Ellery Roberts über Lament:
"This is the first song I wrote after leaving Wu Lyf. It's a song about putting you flag on the mountain top, about your responsibility to yourself and to realize that there is nobody else to make things happen."
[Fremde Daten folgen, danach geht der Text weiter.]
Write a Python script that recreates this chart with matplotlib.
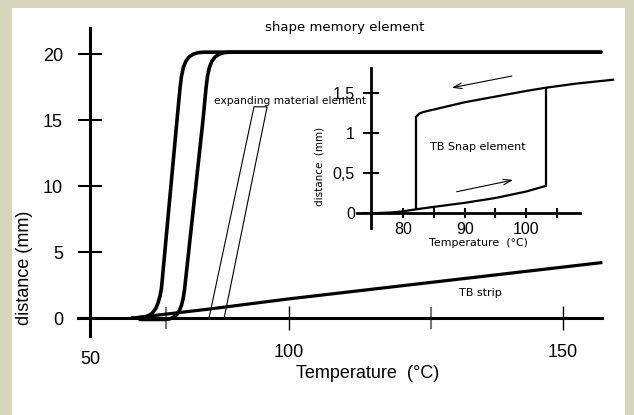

Das Video kann hier angesehen werden: http://bit.ly/2ePlHSh

Still aus Lament

Live:
18. Nov Le Grand Mix, Tourcoing, Frankreich
19. Nov La Cigale, Paris, Frankreich
20. Nov Stereolux, Nantes, Frankreich
21. Nov Rock School, Bordeaux, Frankreich
1. Dez A Congregation Of Young Dissent, The White Hotel, Manchester, UK

Armin

2016-08-26 21:28:45

Kurz bevor sich Lost Under Heaven (LUH) anschicken, die Festivals in Reading und Leeds zu spielen, veröffentlichen sie ein Live-Video des gleichnamigen Songs: https://vimeo.com/180159355

Armin

2016-05-31 22:08:27

Das Live-Drumming und das Gekreische beim Bollerpart haben den Song noch mal veredelt ...

vincent92

2016-05-31 07:40:47

klasse, das es dir auch so gut gefallen hat. ja ich fand "$ORO" war auch hervorragend live umgesetzt.
steht auch bei meinen konzerten in den top ten:-)

Armin

2016-05-30 20:55:11

Ja, bestes Konzert meines mit reichlich Konzerten bestückten (war zwei Tage beim Modular) Wochenendes. Vor allem "$ORO", das in der Plattentests.de-Redaktion nicht unumstritten ist, gefiel mir bestens.

Doppel-Vinyl in Weiß ist auch sehr schön.